Dry Skin - Patients ask, Dr. Ringpfeil answers
Please feel free to use the blog below to share information about Dry Skin or to ask Dr. Franziska Ringpfeil a question that might be of interest to others.
It is common for people to experience dry skin during cold weather, in arid climates, and as they age. It is caused by a loss of water from the top layer of the skin, the stratum corneum. Factors such as low humidity and excessive exposure to soaps and detergents can cause water loss by damaging the skin's barrier.
There are several causes of itchy skin, but xerosis is the most common one. During the winter months, dry skin is more common due to windy cold air and indoor heating.
Dry skin can be diagnosed clinically by looking for fine scales, cracks, or fissures on the skin surface. Sometimes, dryness is just one sign of underlying inflammation, and a biopsy may be necessary to exclude inflammatory dermatoses such as atopic dermatitis, psoriasis, or a fungal skin infection.
When dry skin does not respond to treatment, additional tests may be necessary to rule out certain diseases, such as hypothyroidism, HIV, and Sjogren's syndrome.

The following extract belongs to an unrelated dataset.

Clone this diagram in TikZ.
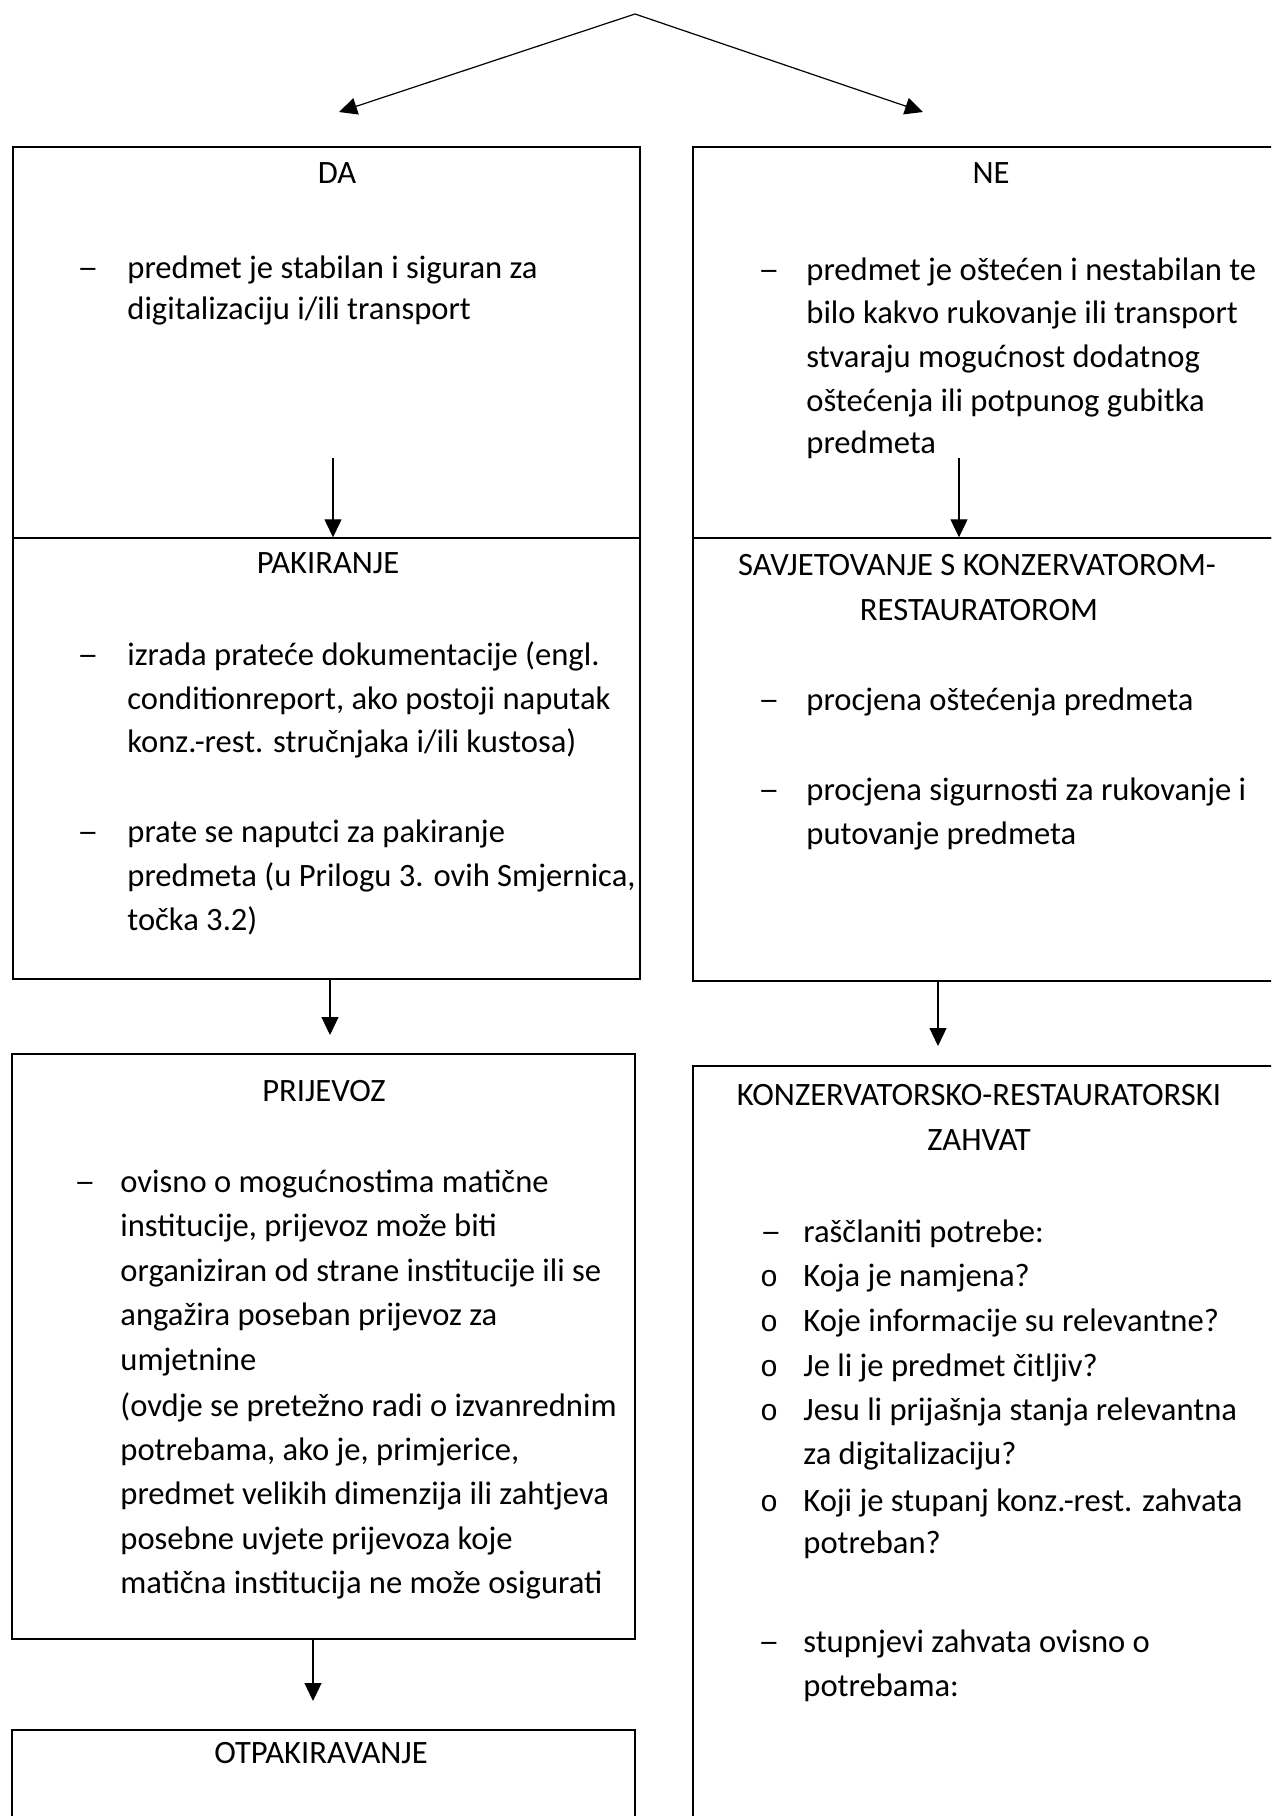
\documentclass[tikz,border=0pt]{standalone}
\usepackage{graphicx}
\usepackage{fontspec}
\setmainfont{Carlito}
\newfontfamily\bulletfont{Liberation Mono}
\usetikzlibrary{arrows.meta}
\newcommand{\mydash}{\scalebox{1.3}[1]{–}}
\begin{document}
\begin{tikzpicture}[x=0.5pt,y=-0.5pt,
  box/.style={draw, line width=0.7pt, inner sep=0pt, rectangle},
  arr/.style={-{Triangle[length=9pt,width=8.5pt]}, line width=0.6pt},
  txt/.style={inner sep=0pt, anchor=mid west, yshift=-2.5pt, font=\fontsize{16.3}{19}\selectfont},
  head/.style={inner sep=0pt, anchor=mid, yshift=-2.5pt, font=\fontsize{16.3}{19}\selectfont},
  bul/.style={inner sep=0pt, anchor=mid, yshift=-2.5pt, font=\bulletfont\fontsize{15}{17}\selectfont}]
\useasboundingbox (0,0) rectangle (1271,1816);
\clip (0,0) rectangle (1271,1816);

% boxes
\node[box, minimum width=313.5pt, minimum height=195.5pt] (da)   at (326.5,342.5) {};
\node[box, minimum width=313.5pt, minimum height=220.5pt] (pak)  at (326.5,758.5) {};
\node[box, minimum width=311.5pt, minimum height=292.5pt] (prij) at (323.5,1346.5) {};
\node[box, minimum width=311.5pt, minimum height=55pt]    (otp)  at (323.5,1785) {};
\node[box, minimum width=303.5pt, minimum height=195.5pt] (ne)   at (996.5,342.5) {};
\node[box, minimum width=303.5pt, minimum height=221.5pt] (sav)  at (996.5,759.5) {};
\node[box, minimum width=303.5pt, minimum height=387pt]   (konz) at (996.5,1453) {};

% top arrows
\coordinate (apex) at (635,14);
\coordinate (tl) at (339,112);
\coordinate (tr) at (923,112);
\draw[arr] (apex) -- (tl);
\draw[arr] (apex) -- (tr);

% column arrows
\coordinate (a1s) at (333,458);
\draw[arr] (a1s) -- (a1s |- pak.north);
\coordinate (a3s) at (959,458);
\draw[arr] (a3s) -- (a3s |- sav.north);
\coordinate (a2e) at (330,1035);
\draw[arr] (pak.south -| a2e) -- (a2e);
\coordinate (a4e) at (938,1046);
\draw[arr] (sav.south -| a4e) -- (a4e);
\coordinate (a5e) at (313,1701);
\draw[arr] (prij.south -| a5e) -- (a5e);

% DA
\node[head] (hda) at (337,174) {DA};
\node[txt] (dda1) at (77,269) {\mydash};
\node[txt] (tda1) at (127,269) {predmet je stabilan i siguran za};
\node[txt] (tda2) at (127,310) {digitalizaciju i/ili transport};

% NE
\node[head] (hne) at (991,174) {NE};
\node[txt] (dne1) at (758,271) {\mydash};
\node[txt] (tne1) at (806,271) {predmet je oštećen i nestabilan te};
\node[txt] (tne2) at (806,314) {bilo kakvo rukovanje ili transport};
\node[txt] (tne3) at (806,358) {stvaraju mogućnost dodatnog};
\node[txt] (tne4) at (806,402) {oštećenja ili potpunog gubitka};
\node[txt] (tne5) at (806,444) {predmeta};

% PAKIRANJE
\node[head] (hpak) at (328,564) {PAKIRANJE};
\node[txt] (dpak1) at (77,656) {\mydash};
\node[txt] (tpak1) at (127,656) {izrada prateće dokumentacije (engl.};
\node[txt] (tpak2) at (127,700) {conditionreport, ako postoji naputak};
\node[txt] (tpak3) at (127,743) {konz.-rest. stručnjaka i/ili kustosa)};
\node[txt] (dpak2) at (77,833) {\mydash};
\node[txt] (tpak4) at (127,833) {prate se naputci za pakiranje};
\node[txt] (tpak5) at (127,877) {predmeta (u Prilogu 3. ovih Smjernica,};
\node[txt] (tpak6) at (127,921) {točka 3.2)};

% SAVJETOVANJE
\node[head] (hsav1) at (977,566) {SAVJETOVANJE S KONZERVATOROM-};
\node[head] (hsav2) at (979,611) {RESTAURATOROM};
\node[txt] (dsav1) at (758,701) {\mydash};
\node[txt] (tsav1) at (806,701) {procjena oštećenja predmeta};
\node[txt] (dsav2) at (758,791) {\mydash};
\node[txt] (tsav2) at (806,791) {procjena sigurnosti za rukovanje i};
\node[txt] (tsav3) at (806,835) {putovanje predmeta};

% PRIJEVOZ
\node[head] (hprij) at (324,1092) {PRIJEVOZ};
\node[txt] (dprij1) at (74,1183) {\mydash};
\node[txt] (tprij1) at (120,1183) {ovisno o mogućnostima matične};
\node[txt] (tprij2) at (120,1227) {institucije, prijevoz može biti};
\node[txt] (tprij3) at (120,1272) {organiziran od strane institucije ili se};
\node[txt] (tprij4) at (120,1316) {angažira poseban prijevoz za};
\node[txt] (tprij5) at (120,1361) {umjetnine};
\node[txt] (tprij6) at (120,1407) {(ovdje se pretežno radi o izvanrednim};
\node[txt] (tprij7) at (120,1451) {potrebama, ako je, primjerice,};
\node[txt] (tprij8) at (120,1495) {predmet velikih dimenzija ili zahtjeva};
\node[txt] (tprij9) at (120,1540) {posebne uvjete prijevoza koje};
\node[txt] (tprij10) at (120,1584) {matična institucija ne može osigurati};

% OTPAKIRAVANJE
\node[head] (hotp) at (321,1754) {OTPAKIRAVANJE};

% KONZERVATORSKO-RESTAURATORSKI ZAHVAT
\node[head] (hkonz1) at (979,1096) {KONZERVATORSKO-RESTAURATORSKI};
\node[head] (hkonz2) at (979,1141) {ZAHVAT};
\node[txt] (dkonz1) at (760,1233) {\mydash};
\node[txt] (tkonz1) at (803,1233) {raščlaniti potrebe:};
\node[bul] (bk1) at (769,1277) {o};
\node[txt] (tkonz2) at (803,1277) {Koja je namjena?};
\node[bul] (bk2) at (769,1322) {o};
\node[txt] (tkonz3) at (803,1322) {Koje informacije su relevantne?};
\node[bul] (bk3) at (769,1367) {o};
\node[txt] (tkonz4) at (803,1367) {Je li je predmet čitljiv?};
\node[bul] (bk4) at (769,1411) {o};
\node[txt] (tkonz5) at (803,1411) {Jesu li prijašnja stanja relevantna};
\node[txt] (tkonz6) at (803,1455) {za digitalizaciju?};
\node[bul] (bk5) at (769,1502) {o};
\node[txt] (tkonz7) at (803,1502) {Koji je stupanj konz.-rest. zahvata};
\node[txt] (tkonz8) at (803,1544) {potreban?};
\node[txt] (dkonz2) at (758,1643) {\mydash};
\node[txt] (tkonz9) at (803,1643) {stupnjevi zahvata ovisno o};
\node[txt] (tkonz10) at (803,1687) {potrebama:};
\end{tikzpicture}
\end{document}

Dry skin can be treated by replenishing its moisture content. If possible, you should bathe in cool water, use a mild soap, and apply moisturizer liberally afterward.
Don't wash your hands excessively. Making modifications to the environment, like keeping the room temperature as low as possible during the winter and using a room humidifier, can also be beneficial.
Dry skin problems can be prevented by following gentle bathing habits and applying moisturizer daily. During the winter months, exposed skin should be protected through the use of creams, gloves, and scarves. Moisturizer should be applied to dry hands every time you wash them. You should wear gloves when you use chemicals or wash dishes. Hand sanitizer should be used sparingly.
In the event that the patient follows the above recommendations but the dry skin persists, a dermatologist may be necessary to determine the cause of the persistent xerosis.